In graphical user interfaces spatial structures are a common and much discussed theme.

Especially when reflecting the taxonomy onto graphics, the structural elements in Nesbitt’s chart can be seen to bare significant resemblance to the elements identified in Gestalt psychology. This is no coincidence as the law of prägnanz also presents the entity (the sum of individual elements) as a dictating factor in interpretation [Koffka, 1935].

Spatial properties are the detailed characteristics defining spatial structures (Figure 25).

Nesbitt identifies these information presentation properties as position, scale and orientation. Though the definitions of spatial properties are somewhat overlapping with those concerning spatial structures their slight differences are explained in an example about a scatterplot: “in the scatterplot the position of points is used to convey information. This information is interpreted in terms of the abstract space defined by the [spatial properties of] x and y axis”, whereas “a group of points in the scatterplot can be considered a more global spatial structure” [Nesbitt, 2006]. In other words, spatial properties define the elements within the layout.

Spatial structure

Figure 25. The types of spatial properties by Nesbitt [2006].

The role and importance of the layout in the haptic design is well examined and described in the paper “On tangible user interfaces, humans and spatiality” by Sharlin et al. [2004]. Though the focus is on tangible interfaces, which by definition¹ can be slightly different from haptic interfaces, the findings and recommendations are applicable to the design of haptic interaction in general. The key idea in the paper is about taking advantage of the human’s “innate ability to act in physical space and interact with physical objects” [Sharlin et al. 2004].

Sharlin et al. present two spatial heuristics that have clear benefit to layout design: the endeavour to match the physical/digital mappings and the unity of input and output space.
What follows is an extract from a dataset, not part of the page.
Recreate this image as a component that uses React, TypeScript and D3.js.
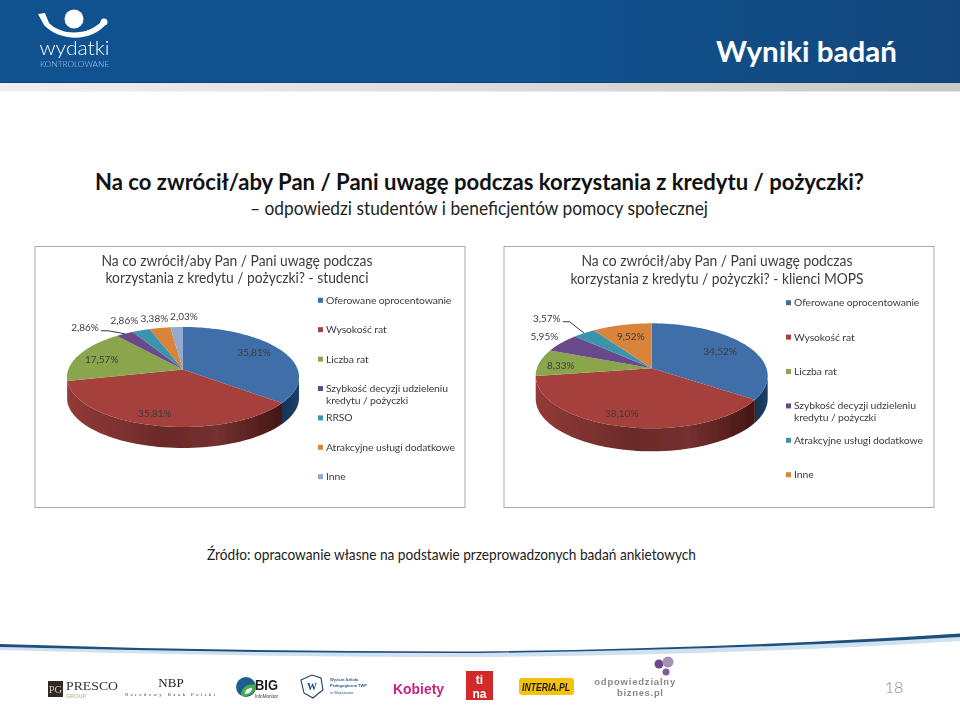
import React from "react";
import * as d3 from "d3";

const studentLabels = [
  "Oferowane oprocentowanie",
  "Wysokość rat",
  "Liczba rat",
  "Szybkość decyzji udzieleniu|kredytu / pożyczki",
  "RRSO",
  "Atrakcyjne usługi dodatkowe",
  "Inne",
];
const studentValues = [35.81, 35.81, 17.57, 2.86, 2.86, 3.38, 2.03];

const mopsLabels = [
  "Oferowane oprocentowanie",
  "Wysokość rat",
  "Liczba rat",
  "Szybkość decyzji udzieleniu|kredytu / pożyczki",
  "Atrakcyjne usługi dodatkowe",
  "Inne",
];
const mopsValues = [34.52, 38.1, 8.33, 5.95, 3.57, 9.52];

const studentColors = ["#3f6ea8", "#a5403e", "#8aa54c", "#6a4a8a", "#3a93ac", "#d9843b", "#93a9d0"];
const mopsColors = ["#3f6ea8", "#a5403e", "#8aa54c", "#6a4a8a", "#3a93ac", "#d9843b"];
const wallDark = ["url(#wall-blue)", "url(#wall-red)"];

const FONT = "Lato, 'Open Sans', sans-serif";
const TEXT = "#3c3c3c";

interface PieProps {
  frame: [number, number, number, number];
  title: string[];
  titleX: number;
  titleY: number[];
  titleW: number[];
  labels: string[];
  values: number[];
  colors: string[];
  cx: number;
  cy: number;
  R: number;
  b: number;
  c: number;
  depth: number;
  legendX: number;
  legendY: [number, number];
  // label offset from the slice's point on the rim
  shifts: [number, number][];
  leader: number;
}

function PieChart(p: PieProps) {
  const slices = d3.pie<number>().sort(null)(p.values);

  // circle -> screen, with the perspective of the Excel 3D pie
  const project = (a: number, drop = 0): [number, number] => {
    const u = Math.sin(a);
    const v = -Math.cos(a);
    const d = 1 + p.c * v;
    return [p.cx + (p.R * u) / d, p.cy + (p.b * v) / d + drop];
  };
  const line = d3.line<[number, number]>();
  const samples = (a0: number, a1: number) =>
    d3.range(0, 61).map((i) => a0 + ((a1 - a0) * i) / 60);

  const wallFrom = Math.acos(p.c);
  const wallTo = 2 * Math.PI - wallFrom;

  const legendScale = d3.scaleLinear().domain([0, 1]).range(p.legendY);

  const [fx, fy, fw, fh] = p.frame;

  return (
    <g fontFamily={FONT} filter="url(#soft)">
      <rect x={fx} y={fy} width={fw} height={fh} fill="#fff" stroke="#a9a9a9" strokeWidth={1} />
      {p.title.map((t, i) => (
        <text
          key={t}
          x={p.titleX}
          y={p.titleY[i]}
          textAnchor="middle"
          fontSize={14.4}
          textLength={p.titleW[i]}
          lengthAdjust="spacingAndGlyphs"
          fill={TEXT}
        >
          {t}
        </text>
      ))}

      {slices.map((s, i) => {
        const a0 = Math.max(s.startAngle, wallFrom);
        const a1 = Math.min(s.endAngle, wallTo);
        if (a1 <= a0) return null;
        const top = samples(a0, a1).map((a) => project(a));
        const bottom = samples(a1, a0).map((a) => project(a, p.depth));
        return (
          <path
            key={"wall" + i}
            d={line([...top, ...bottom])! + "Z"}
            fill={wallDark[i] ?? "#333"}
          />
        );
      })}

      {slices.map((s, i) => {
        const rim = samples(s.startAngle, s.endAngle).map((a) => project(a));
        return (
          <path
            key={"top" + i}
            d={line([[p.cx, p.cy], ...rim])! + "Z"}
            fill={p.colors[i]}
          />
        );
      })}

      {slices.map((s, i) => {
        const mid = (s.startAngle + s.endAngle) / 2;
        const rim = project(mid);
        const x = rim[0] + p.shifts[i][0];
        const y = rim[1] + p.shifts[i][1];
        const text = d3.format(".2f")(p.values[i]).replace(".", ",") + "%";
        return (
          <g key={"label" + i}>
            {i === p.leader && (
              <path
                d={line([[x + 16, y + 3], [x + 23, y + 3], rim])!}
                fill="none"
                stroke="#222"
                strokeWidth={0.9}
              />
            )}
            <text x={x} y={y + 3.6} textAnchor="middle" fontSize={10} fill={TEXT}>
              {text}
            </text>
          </g>
        );
      })}

      {p.labels.map((l, i) => {
        const y = legendScale(i);
        const parts = l.split("|");
        return (
          <g key={"legend" + i}>
            <rect x={p.legendX} y={y - 2.5} width={5} height={5} fill={p.colors[i]} />
            {parts.map((part, j) => (
              <text
                key={part}
                x={p.legendX + 8}
                y={y + 3.5 + j * 12}
                fontSize={10.4}
                letterSpacing={-0.1}
                fill={TEXT}
              >
                {part}
              </text>
            ))}
          </g>
        );
      })}
    </g>
  );
}

function Header() {
  return (
    <g>
      <rect x={0} y={0} width={960} height={82} fill="url(#head)" />
      <rect x={0} y={82} width={960} height={1} fill="#134272" />
      <rect x={0} y={83} width={960} height={8.5} fill="url(#strip)" />
      <text x={897} y={62} textAnchor="end" fontFamily="Lato, sans-serif" fontWeight={700} fontSize={28} textLength={181} lengthAdjust="spacingAndGlyphs" fill="#fff">
        Wyniki badań
      </text>
      <g filter="url(#soft)">
        <circle cx={74} cy={19} r={9.5} fill="#fff" />
        <path d="M38 14 L45 13 L49 23 C62 36 88 36 102 21 L106 24 C92 42 60 42 44 25 Z" fill="#fff" />
        <circle cx={104} cy={22} r={3.5} fill="#fff" />
        <text x={74.5} y={55} textAnchor="middle" fontFamily="Lato, sans-serif" fontWeight={300} fontSize={19} textLength={70} lengthAdjust="spacingAndGlyphs" fill="#fff">
          wydatki
        </text>
        <text x={74.5} y={67} textAnchor="middle" fontFamily="Lato, sans-serif" fontWeight={300} fontSize={8} textLength={69} lengthAdjust="spacingAndGlyphs" fill="#a9c4de">
          KONTROLOWANE
        </text>
      </g>
    </g>
  );
}

function Footer() {
  return (
    <g>
      <path d="M0 647 Q 240 654 480 653 Q 740 650 960 637 L960 641 Q 740 655 480 657 Q 240 657 0 650 Z" fill="#cfe0ee" />
      <path d="M0 644 Q 240 652 480 651.5 Q 740 648 960 633.5 L960 637 Q 740 650 480 653 Q 240 653.5 0 647 Z" fill="#1d4f7f" />
      <g filter="url(#soft)">
        <rect x={48} y={681} width={15} height={16} fill="#2d2a26" />
        <text x={55.5} y={693} textAnchor="middle" fontFamily="Liberation Serif" fontSize={10.5} fill="#d9cfae">PG</text>
        <text x={66} y={689.5} fontFamily="Liberation Serif" fontSize={13.5} textLength={52} lengthAdjust="spacingAndGlyphs" fill="#333">PRESCO</text>
        <text x={66} y={698} fontFamily="Liberation Sans" fontSize={5.5} fill="#b9a878">GROUP</text>

        <text x={171} y={687} textAnchor="middle" fontFamily="Liberation Serif" fontSize={13} fill="#222">NBP</text>
        <text x={171} y={696} textAnchor="middle" fontFamily="Liberation Serif" fontSize={5} letterSpacing={2.3} fill="#444">Narodowy Bank Polski</text>

        <circle cx={246} cy={687} r={10} fill="#1f5f8f" />
        <path d="M241 696 C241 688 247 683 256 685 C256 692 250 697 241 696 Z" fill="#4caf50" />
        <path d="M245 694 C245 690 248 688 252 688 C252 691 249 694 245 694 Z" fill="#fff" />
        <text x={255} y={690} fontFamily="Liberation Sans" fontWeight={700} fontSize={15.5} textLength={23} lengthAdjust="spacingAndGlyphs" fill="#1b1b1b">BIG</text>
        <text x={255} y={698} fontFamily="Liberation Sans" fontSize={5.5} textLength={23} lengthAdjust="spacingAndGlyphs" fill="#333">InfoMonitor</text>

        <path d="M301 680 L312 675 L321 678 L323 690 L319 693 L313 698 L304 693 Z" fill="#fff" stroke="#1d3f66" strokeWidth={1.1} />
        <text x={312} y={690} textAnchor="middle" fontFamily="Liberation Serif" fontWeight={700} fontSize={10} fill="#1d4f7f">W</text>
        <text x={330} y={681} fontFamily="Liberation Sans" fontWeight={700} fontSize={4} fill="#2e5a8a">Wyższa Szkoła</text>
        <text x={330} y={687} fontFamily="Liberation Sans" fontWeight={700} fontSize={4} fill="#2e5a8a">Pedagogiczna TWP</text>
        <text x={330} y={694} fontFamily="Liberation Sans" fontSize={4} fill="#2e5a8a">w Warszawie</text>

        <text x={393} y={694} fontFamily="Liberation Sans" fontWeight={700} fontSize={14} textLength={51} lengthAdjust="spacingAndGlyphs" fill="#c8237e">Kobiety</text>

        <rect x={466} y={671} width={27} height={29} fill="#d22b2b" />
        <text x={479.5} y={683.5} textAnchor="middle" fontFamily="Liberation Sans" fontWeight={700} fontSize={12} fill="#fff">ti</text>
        <text x={479.5} y={697.5} textAnchor="middle" fontFamily="Liberation Sans" fontWeight={700} fontSize={12} fill="#fff">na</text>

        <rect x={519} y={678} width={55} height={17} rx={3} fill="#f4c20d" />
        <text x={546} y={690.5} textAnchor="middle" fontFamily="Liberation Sans" fontWeight={700} fontStyle="italic" fontSize={10.5} textLength={48} lengthAdjust="spacingAndGlyphs" fill="#1a1a1a">INTERIA.PL</text>

        <circle cx={659} cy={664} r={4.5} fill="#6e4a8e" />
        <circle cx={668} cy={662} r={5.5} fill="#a78fb8" />
        <circle cx={666} cy={672} r={3.5} fill="#7c5b9b" />
        <text x={634.7} y={685} textAnchor="middle" fontFamily="Liberation Sans" fontWeight={700} fontSize={9.5} textLength={81} lengthAdjust="spacing" fill="#8a8a8a">odpowiedzialny</text>
        <text x={640} y={696} textAnchor="middle" fontFamily="Liberation Sans" fontWeight={700} fontSize={9.5} textLength={46} lengthAdjust="spacing" fill="#8a8a8a">biznes.pl</text>
      </g>
      <text x={894} y={693} textAnchor="middle" fontFamily={FONT} fontWeight={300} fontSize={16} fill="#8c8c8c">18</text>
    </g>
  );
}

export default function App() {
  return (
    <svg
      width={960}
      height={708}
      style={{ position: "absolute", left: 0, top: 0, background: "#fff" }}
    >
      <defs>
        <linearGradient id="head" x1="0" x2="1" y1="0" y2="0">
          <stop offset="0" stopColor="#10528f" />
          <stop offset="0.55" stopColor="#10528f" />
          <stop offset="1" stopColor="#13477c" />
        </linearGradient>
        <linearGradient id="strip" x1="0" x2="1" y1="0" y2="0">
          <stop offset="0" stopColor="#efefef" />
          <stop offset="1" stopColor="#c9c9c9" />
        </linearGradient>
        <linearGradient id="wall-red" x1="0" x2="1" y1="0" y2="0">
          <stop offset="0" stopColor="#923a38" />
          <stop offset="0.45" stopColor="#6a2a28" />
          <stop offset="0.7" stopColor="#743030" />
          <stop offset="1" stopColor="#451614" />
        </linearGradient>
        <linearGradient id="wall-blue" x1="0" x2="1" y1="0" y2="0">
          <stop offset="0" stopColor="#163355" />
          <stop offset="1" stopColor="#1d3f66" />
        </linearGradient>
        <filter id="soft" x="-5%" y="-5%" width="110%" height="110%">
          <feGaussianBlur stdDeviation="0.35" />
        </filter>
      </defs>

      <Header />

      <text x={479.5} y={190} textAnchor="middle" fontFamily={FONT} fontWeight={700} fontSize={22} textLength={769} lengthAdjust="spacingAndGlyphs" fill="#111">
        Na co zwrócił/aby Pan / Pani uwagę podczas korzystania z kredytu / pożyczki?
      </text>
      <text x={479} y={215} textAnchor="middle" fontFamily={FONT} fontSize={19.5} textLength={458} lengthAdjust="spacingAndGlyphs" fill="#222">
        – odpowiedzi studentów i beneficjentów pomocy społecznej
      </text>

      <PieChart
        frame={[35, 246.5, 430, 261]}
        title={["Na co zwrócił/aby Pan / Pani uwagę podczas", "korzystania z kredytu / pożyczki? - studenci"]}
        titleX={237}
        titleY={[266, 283]}
        titleW={[271, 263]}
        labels={studentLabels}
        values={studentValues}
        colors={studentColors}
        cx={183}
        cy={369.5}
        R={114.7}
        b={48.9}
        c={-0.15}
        depth={21}
        legendX={318}
        legendY={[300.3, 329.7]}
        shifts={[[-26, 3], [1.5, -12], [22.5, 5], [-39.7, -6], [-16.7, -9.7], [-5.5, -10], [7.3, -10.8]]}
        leader={3}
      />
      <PieChart
        frame={[504, 246.5, 430, 261]}
        title={["Na co zwrócił/aby Pan / Pani uwagę podczas", "korzystania z kredytu / pożyczki? - klienci MOPS"]}
        titleX={717}
        titleY={[266, 284]}
        titleW={[271, 293]}
        labels={mopsLabels}
        values={mopsValues}
        colors={mopsColors}
        cx={651.7}
        cy={368.3}
        R={114.8}
        b={51.4}
        c={-0.143}
        depth={23}
        legendX={786}
        legendY={[302.7, 337.1]}
        shifts={[[-26.8, 5.2], [-0.3, -12.8], [21.3, 2.3], [-17, -6.9], [-37.4, -14.4], [8.9, 10.9]]}
        leader={4}
      />

      <text x={451.5} y={560} textAnchor="middle" fontFamily={FONT} fontSize={15} textLength={489} lengthAdjust="spacingAndGlyphs" fill="#222">
        Źródło: opracowanie własne na podstawie przeprowadzonych badań ankietowych
      </text>

      <Footer />
    </svg>
  );
}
The given emphasis on these viewpoints is in line with other widely accepted theories about interaction design. The statement concerning the importance of the physical/digital mappings get support for example from Norman’s principle of mappings: “… taking advantage of physical analogies and cultural standards, leads to immediate understanding” [Norman, 2002]. He also indirectly comments on the idea of combining input and output space along his principle of feedback: “Imagine trying to talk to someone when you cannot even hear your own voice”. When applied thoughtfully, Sharlin et al.’s two heuristics are likely to improve intuitivity and communication power of the haptic interface.
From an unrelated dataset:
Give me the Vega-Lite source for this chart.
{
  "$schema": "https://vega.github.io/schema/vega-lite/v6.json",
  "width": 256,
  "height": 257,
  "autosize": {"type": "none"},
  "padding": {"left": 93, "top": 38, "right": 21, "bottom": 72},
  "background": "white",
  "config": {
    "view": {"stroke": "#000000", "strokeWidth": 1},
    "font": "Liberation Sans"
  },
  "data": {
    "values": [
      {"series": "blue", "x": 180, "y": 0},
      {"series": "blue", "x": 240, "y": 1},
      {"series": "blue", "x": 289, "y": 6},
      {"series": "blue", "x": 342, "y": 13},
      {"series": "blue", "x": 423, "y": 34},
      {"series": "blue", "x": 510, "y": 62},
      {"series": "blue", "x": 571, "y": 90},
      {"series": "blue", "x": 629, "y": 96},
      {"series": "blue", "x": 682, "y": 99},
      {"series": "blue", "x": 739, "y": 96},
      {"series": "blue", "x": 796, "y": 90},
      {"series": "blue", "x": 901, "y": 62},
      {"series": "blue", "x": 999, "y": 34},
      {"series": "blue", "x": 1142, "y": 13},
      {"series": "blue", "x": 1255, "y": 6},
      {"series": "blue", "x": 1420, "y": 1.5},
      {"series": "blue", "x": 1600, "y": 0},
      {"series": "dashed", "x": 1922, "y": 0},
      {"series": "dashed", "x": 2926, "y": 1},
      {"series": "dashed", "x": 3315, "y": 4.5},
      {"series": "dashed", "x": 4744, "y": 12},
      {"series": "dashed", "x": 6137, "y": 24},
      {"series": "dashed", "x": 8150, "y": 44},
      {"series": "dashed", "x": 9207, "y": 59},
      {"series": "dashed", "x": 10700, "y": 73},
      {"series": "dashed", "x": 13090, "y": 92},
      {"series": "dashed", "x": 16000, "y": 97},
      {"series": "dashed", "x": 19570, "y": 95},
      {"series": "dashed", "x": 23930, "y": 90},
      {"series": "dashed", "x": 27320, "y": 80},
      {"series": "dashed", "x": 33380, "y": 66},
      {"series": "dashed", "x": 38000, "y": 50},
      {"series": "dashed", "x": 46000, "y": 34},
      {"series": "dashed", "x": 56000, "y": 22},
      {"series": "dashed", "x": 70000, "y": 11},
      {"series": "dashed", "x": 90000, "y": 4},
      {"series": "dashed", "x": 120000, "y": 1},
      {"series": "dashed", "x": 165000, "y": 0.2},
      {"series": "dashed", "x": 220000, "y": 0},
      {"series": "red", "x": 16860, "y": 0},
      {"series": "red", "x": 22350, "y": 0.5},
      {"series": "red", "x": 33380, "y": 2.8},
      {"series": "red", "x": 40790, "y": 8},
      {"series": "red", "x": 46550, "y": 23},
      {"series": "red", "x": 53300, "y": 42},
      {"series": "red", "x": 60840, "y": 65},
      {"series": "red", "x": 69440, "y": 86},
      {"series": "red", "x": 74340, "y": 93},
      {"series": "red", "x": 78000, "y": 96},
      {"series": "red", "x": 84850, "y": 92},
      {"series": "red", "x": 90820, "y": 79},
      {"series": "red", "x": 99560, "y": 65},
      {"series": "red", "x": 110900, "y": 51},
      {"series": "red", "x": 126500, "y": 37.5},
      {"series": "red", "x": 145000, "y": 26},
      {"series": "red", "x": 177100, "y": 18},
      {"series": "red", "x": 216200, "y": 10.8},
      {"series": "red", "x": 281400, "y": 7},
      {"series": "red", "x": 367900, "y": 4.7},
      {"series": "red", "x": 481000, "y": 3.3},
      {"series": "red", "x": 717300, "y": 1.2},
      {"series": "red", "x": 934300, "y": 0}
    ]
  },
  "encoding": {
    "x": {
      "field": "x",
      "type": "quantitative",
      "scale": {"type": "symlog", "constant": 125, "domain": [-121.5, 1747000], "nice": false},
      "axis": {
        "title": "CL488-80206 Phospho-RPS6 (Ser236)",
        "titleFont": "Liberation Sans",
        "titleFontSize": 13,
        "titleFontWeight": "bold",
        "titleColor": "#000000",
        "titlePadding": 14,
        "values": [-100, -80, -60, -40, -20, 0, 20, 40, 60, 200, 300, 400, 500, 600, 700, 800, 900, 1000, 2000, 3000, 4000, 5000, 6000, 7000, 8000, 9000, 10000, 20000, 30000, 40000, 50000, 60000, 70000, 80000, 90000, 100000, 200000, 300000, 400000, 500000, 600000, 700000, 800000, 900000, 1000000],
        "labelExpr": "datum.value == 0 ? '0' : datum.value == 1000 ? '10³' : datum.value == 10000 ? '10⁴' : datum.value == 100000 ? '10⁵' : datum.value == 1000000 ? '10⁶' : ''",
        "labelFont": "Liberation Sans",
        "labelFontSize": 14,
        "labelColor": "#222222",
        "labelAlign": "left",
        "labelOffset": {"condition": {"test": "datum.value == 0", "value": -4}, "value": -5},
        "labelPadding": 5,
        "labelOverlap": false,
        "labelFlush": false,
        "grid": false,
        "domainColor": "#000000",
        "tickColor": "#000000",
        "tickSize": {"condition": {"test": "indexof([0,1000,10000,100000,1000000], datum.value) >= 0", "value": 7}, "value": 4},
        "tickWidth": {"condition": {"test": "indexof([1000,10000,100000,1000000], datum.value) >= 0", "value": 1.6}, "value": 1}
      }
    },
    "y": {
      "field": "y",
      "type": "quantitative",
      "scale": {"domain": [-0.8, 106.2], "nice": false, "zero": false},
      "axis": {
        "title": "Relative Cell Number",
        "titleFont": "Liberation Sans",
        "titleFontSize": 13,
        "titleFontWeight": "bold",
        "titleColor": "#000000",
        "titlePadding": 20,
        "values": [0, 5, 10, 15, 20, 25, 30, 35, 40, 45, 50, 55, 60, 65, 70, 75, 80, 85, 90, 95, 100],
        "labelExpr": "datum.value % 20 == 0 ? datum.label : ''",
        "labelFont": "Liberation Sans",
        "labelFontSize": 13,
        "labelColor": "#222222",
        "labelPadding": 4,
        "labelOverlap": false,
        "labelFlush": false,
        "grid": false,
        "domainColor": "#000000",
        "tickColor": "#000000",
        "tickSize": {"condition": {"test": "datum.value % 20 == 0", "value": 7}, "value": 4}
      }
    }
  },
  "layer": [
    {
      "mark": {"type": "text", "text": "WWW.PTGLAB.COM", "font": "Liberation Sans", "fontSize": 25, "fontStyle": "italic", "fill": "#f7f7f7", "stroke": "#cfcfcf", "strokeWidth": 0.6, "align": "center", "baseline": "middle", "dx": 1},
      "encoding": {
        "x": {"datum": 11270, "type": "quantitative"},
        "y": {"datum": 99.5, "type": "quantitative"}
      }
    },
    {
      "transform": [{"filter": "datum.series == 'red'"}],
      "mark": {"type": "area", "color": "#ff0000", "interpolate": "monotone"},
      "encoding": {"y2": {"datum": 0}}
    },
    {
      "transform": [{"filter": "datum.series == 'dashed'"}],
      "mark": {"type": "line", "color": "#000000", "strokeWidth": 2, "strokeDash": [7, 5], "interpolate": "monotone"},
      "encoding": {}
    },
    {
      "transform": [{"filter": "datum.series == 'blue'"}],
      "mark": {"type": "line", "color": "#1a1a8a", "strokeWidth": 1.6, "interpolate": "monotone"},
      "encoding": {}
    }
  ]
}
The affecting factors of layout also appear on user interface guidelines such as on iOS’s

“Use Layout to Communicate” [Apple Inc. 2016]. Though discussing mainly graphical user interfaces, some of the iOS guidelines (list below) can be applied directly into the dimensions of multimodal spatial structures and properties. The translated recommendations for the spatial structures and properties of haptic design could be to:

give important content or functionality greater dimensions by using haptic weight (for example through friction); place those points/areas of interest spatially to the beginning

of interaction; use a grid, grouping and alignment to communicate hierarchy and contextual connections; and last but most importantly, make sure the overall spatial haptic layout has a sufficient resolution and spacing for the users to identify the structure of the layout as well as the individual elements.

Use Layout to Communicate in Graphical spatial structure, spatially relevant guidelines by iOS from the section “Use Layout to Communicate” [Apple Inc. 2016]:

- Make it easy to focus on the main task by elevating important content or functionality.

- Use visual weight and balance to show users the relative importance of onscreen elements.

- Use alignment to ease scanning and communicate groupings or hierarchy.

- Make sure that users can understand primary content at its default size.

- As much as possible, avoid inconsistent appearances in your UI.

- Make it easy for people to interact with content and controls by giving each interactive element ample spacing.